**Exercise objective**
Identify the lines holding "with" and copy them.

**Stored data**
☆ ☆ ☆ ☆
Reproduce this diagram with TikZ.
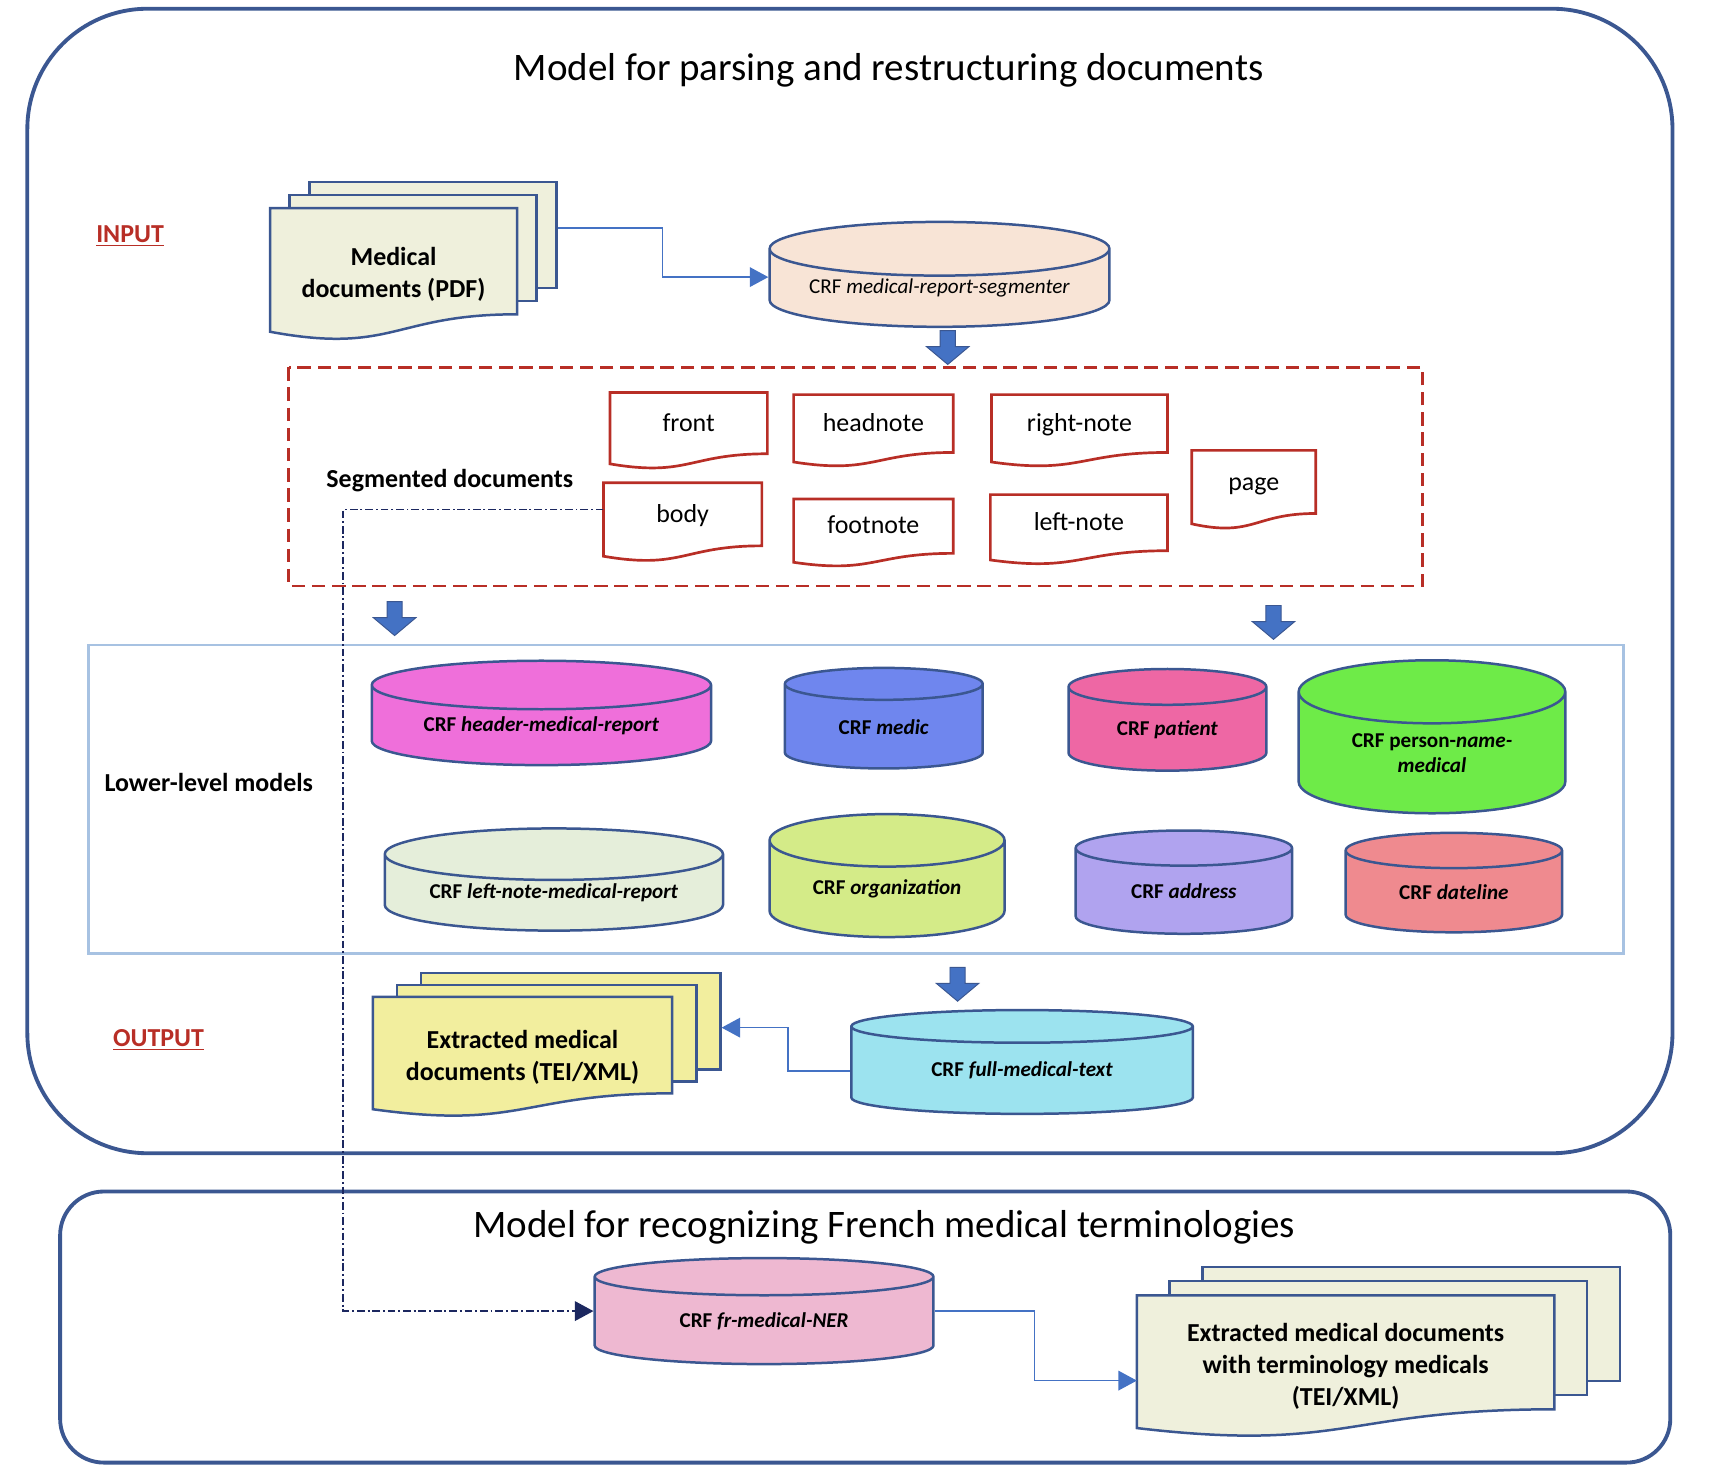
\documentclass[tikz,border=0pt]{standalone}
\usepackage{fontspec}
\setmainfont{Carlito}
\usetikzlibrary{
	arrows.meta,
	calc,
	positioning,
	fit,
	shapes.geometric,
	shapes.arrows,
	backgrounds
}
\definecolor{FrameBlue}{RGB}{59,87,145}
\definecolor{FlowBlue}{RGB}{68,114,196}
\definecolor{LinkNavy}{RGB}{28,40,96}
\definecolor{SegRed}{RGB}{184,46,38}
\definecolor{BoxBlue}{RGB}{167,194,226}
\definecolor{PageBeige}{RGB}{239,240,220}
\definecolor{PageYellow}{RGB}{242,238,158}
\definecolor{CylPeach}{RGB}{248,228,214}
\definecolor{CylMagenta}{RGB}{239,111,218}
\definecolor{CylBlue}{RGB}{111,134,238}
\definecolor{CylRose}{RGB}{238,103,164}
\definecolor{CylGreen}{RGB}{110,235,72}
\definecolor{CylSage}{RGB}{229,238,218}
\definecolor{CylLime}{RGB}{212,235,136}
\definecolor{CylLilac}{RGB}{176,163,239}
\definecolor{CylSalmon}{RGB}{239,138,143}
\definecolor{CylCyan}{RGB}{156,227,239}
\definecolor{CylPink}{RGB}{238,184,209}

% wavy page outline behind node #1
\newcommand{\wavesheet}[2]{%
	\begin{pgfonlayer}{background}
		\path[#2] (#1.north west) -- (#1.north east)
			-- ($(#1.north east)!0.802!(#1.south east)$)
			.. controls ($(#1.north)!0.802!(#1.south)$) and ($(#1.north)!1.107!(#1.south)$)
			.. ($(#1.north west)!0.934!(#1.south west)$) -- cycle;
	\end{pgfonlayer}}
% stack of pages: #1 front node, #2 fill, #3/#4 offset right/up
\newcommand{\pagestack}[4]{%
	\begin{pgfonlayer}{background}
		\foreach \k in {2,1}{
			\coordinate (nw) at ($(#1.north west)+(\k*#3,-\k*#4)$);
			\coordinate (se) at ($(#1.north east)!0.802!(#1.south east)+(\k*#3,-\k*#4)$);
			\node[sheetline, fill=#2, fit=(nw)(se), inner sep=0pt] (#1-\k) {};
		}
	\end{pgfonlayer}
	\wavesheet{#1}{sheetline, fill=#2}}

\begin{document}
\begin{tikzpicture}[x=0.02cm, y=-0.02cm,
	frame/.style={draw=FrameBlue, line width=2pt},
	title/.style={font=\fontsize{20.3}{24}\selectfont},
	lbl/.style={font=\fontsize{13.5}{16.5}\selectfont\bfseries, align=center},
	iolabel/.style={font=\fontsize{13.5}{16.5}\selectfont\bfseries, text=SegRed},
	sheetline/.style={draw=FrameBlue, line width=1.3pt},
	docpage/.style={rectangle, inner sep=0pt, outer sep=0pt, align=center, font=\fontsize{13.5}{16.5}\selectfont\bfseries},
	segdoc/.style={rectangle, inner sep=0pt, outer sep=0pt, text height=0.33cm, text depth=0.3cm,
		font=\fontsize{13.5}{16.5}\selectfont},
	segline/.style={draw=SegRed, line width=1.4pt, fill=white},
	segbox/.style={draw=SegRed, line width=1.4pt, dash pattern=on 7pt off 3.5pt},
	lowbox/.style={draw=BoxBlue, line width=1.4pt},
	crf/.style={cylinder, shape border rotate=90, draw=FrameBlue, line width=1.3pt, inner sep=0pt,
		align=center, anchor=shape center, font=\fontsize{11}{13.5}\selectfont\bfseries},
	flow/.style={draw=FlowBlue, line width=0.8pt, -{Triangle[length=0.34cm, width=0.36cm]}},
	bodylink/.style={draw=LinkNavy, line width=0.8pt, dash pattern=on 4pt off 1.5pt on 1pt off 1.5pt,
		-{Triangle[length=0.34cm, width=0.36cm]}},
	blockarrow/.style={single arrow, shape border rotate=270, fill=FlowBlue, draw=FrameBlue, line width=0.5pt,
		inner sep=0.13cm, minimum height=0.62cm, minimum width=0.76cm, single arrow head extend=0.25cm,
		single arrow tip angle=100}
	]
	\useasboundingbox (0,0) rectangle (1568,1354);

	% frames
	\draw[frame, rounded corners=2.2cm] (25,8) rectangle (1530,1055);
	\draw[frame, rounded corners=0.8cm] (55,1090) rectangle (1528,1338);
	\node[title] (t1) at (813,64) {Model for parsing and restructuring documents};
	\node[title] (t2) at (809,1123) {Model for recognizing French medical terminologies};

	\node[iolabel] (inlbl) at (119,216) {\underline{INPUT}};
	\node[iolabel] (outlbl) at (145,951) {\underline{OUTPUT}};

	% input
	\node[docpage, minimum width=4.52cm, minimum height=2.42cm] (pdf) at (360,251) {Medical\\documents (PDF)};
	\pagestack{pdf}{PageBeige}{18}{12}
	\node[crf, fill=CylPeach, font=\fontsize{11}{13.5}\selectfont, minimum width=6.22cm, minimum height=1.92cm, aspect=0.206] (segm) at (859.5,251) {CRF \textit{medical-report-segmenter}};
	\draw[flow] ([yshift=0.13cm]pdf-2.east) -- ++(96,0) |- ([yshift=-0.05cm]segm.west |- segm.shape center);
	\node[blockarrow] (a1) at (867,315) {};

	% segmented documents
	\draw[segbox] (264,336) rectangle (1301,536);
	\node[lbl] (seglbl) at (411.5,440) {Segmented documents};
	\foreach \name/\x/\y/\w/\h/\txt in {
		sfront/630/394/2.88/1.40/front,
		shead/799/394/2.92/1.32/headnote,
		sright/987.5/394/3.22/1.32/right-note,
		sbody/624.5/477.6/2.90/1.44/body,
		sfoot/799/487.5/2.92/1.24/footnote,
		sleft/987/484.5/3.24/1.28/left-note,
		spage/1147/448/2.27/1.44/page}{
		\node[segdoc, minimum width=\w cm, minimum height=\h cm] (\name) at (\x,\y) {\txt};
		\wavesheet{\name}{segline}
	}
	\node[blockarrow] (a2) at (361,563) {};
	\node[blockarrow] (a3) at (1165,566.5) {};

	% lower-level models
	\draw[lowbox] (81,590) rectangle (1485,872);
	\node[lbl] (lowlbl) at (191,716) {Lower-level models};
	\node[crf, fill=CylMagenta, minimum width=6.21cm, minimum height=1.91cm, aspect=0.206] (header) at (495.3,652.2) {CRF \textit{header-medical-report}};
	\node[crf, fill=CylBlue, minimum width=3.62cm, minimum height=1.84cm, aspect=0.354] (medic) at (808.5,657) {CRF \textit{medic}};
	\node[crf, fill=CylRose, minimum width=3.62cm, minimum height=1.86cm, aspect=0.354] (patient) at (1068,658.5) {CRF \textit{patient}};
	\node[crf, fill=CylGreen, minimum width=4.88cm, minimum height=2.8cm, aspect=0.393] (person) at (1310,674) {CRF person-\textit{name-}\\\textit{medical}};
	\node[crf, fill=CylSage, minimum width=6.19cm, minimum height=1.87cm, aspect=0.207] (leftnote) at (506.7,804.6) {CRF \textit{left-note-medical-report}};
	\node[crf, fill=CylLime, minimum width=4.3cm, minimum height=2.25cm, aspect=0.353] (org) at (811.5,801) {CRF \textit{organization}};
	\node[crf, fill=CylLilac, minimum width=3.96cm, minimum height=1.89cm, aspect=0.333] (address) at (1083,807) {CRF \textit{address}};
	\node[crf, fill=CylSalmon, minimum width=3.96cm, minimum height=1.82cm, aspect=0.323] (dateline) at (1330,807.4) {CRF \textit{dateline}};
	\node[blockarrow] (a4) at (876,897.5) {};

	% output
	\node[docpage, minimum width=5.48cm, minimum height=2.2cm] (out) at (478,967) {Extracted medical\\documents (TEI/XML)};
	\pagestack{out}{PageYellow}{22}{11}
	\node[crf, fill=CylCyan, minimum width=6.25cm, minimum height=1.9cm, aspect=0.18] (fulltext) at (935,971.5) {CRF \textit{full-medical-text}};
	\draw[flow] (fulltext.west) -- ++(-57,0) |- ([yshift=-0.12cm]out-2.east);

	% terminology model
	\node[crf, fill=CylPink, minimum width=6.2cm, minimum height=1.94cm, aspect=0.22] (ner) at (699,1199.4) {CRF \textit{fr-medical-NER}};
	\node[docpage, minimum width=7.64cm, minimum height=2.6cm] (final) at (1231,1250) {Extracted medical documents\\with terminology medicals\\(TEI/XML)};
	\pagestack{final}{PageBeige}{30}{13}
	\draw[flow] (ner.east |- ner.shape center) -- ++(91,0) |- ([yshift=-0.26cm]final.west);
	\draw[bodylink] ([yshift=0.23cm]sbody.west) -- ++(-238,0) |- (ner.west |- ner.shape center);
\end{tikzpicture}
\end{document}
☆ ☆ ☆ ☆
**Result below**
Reproduce this diagram with TikZ.
	\node[docpage, minimum width=7.64cm, minimum height=2.6cm] (final) at (1231,1250) {Extracted medical documents\\with terminology medicals\\(TEI/XML)};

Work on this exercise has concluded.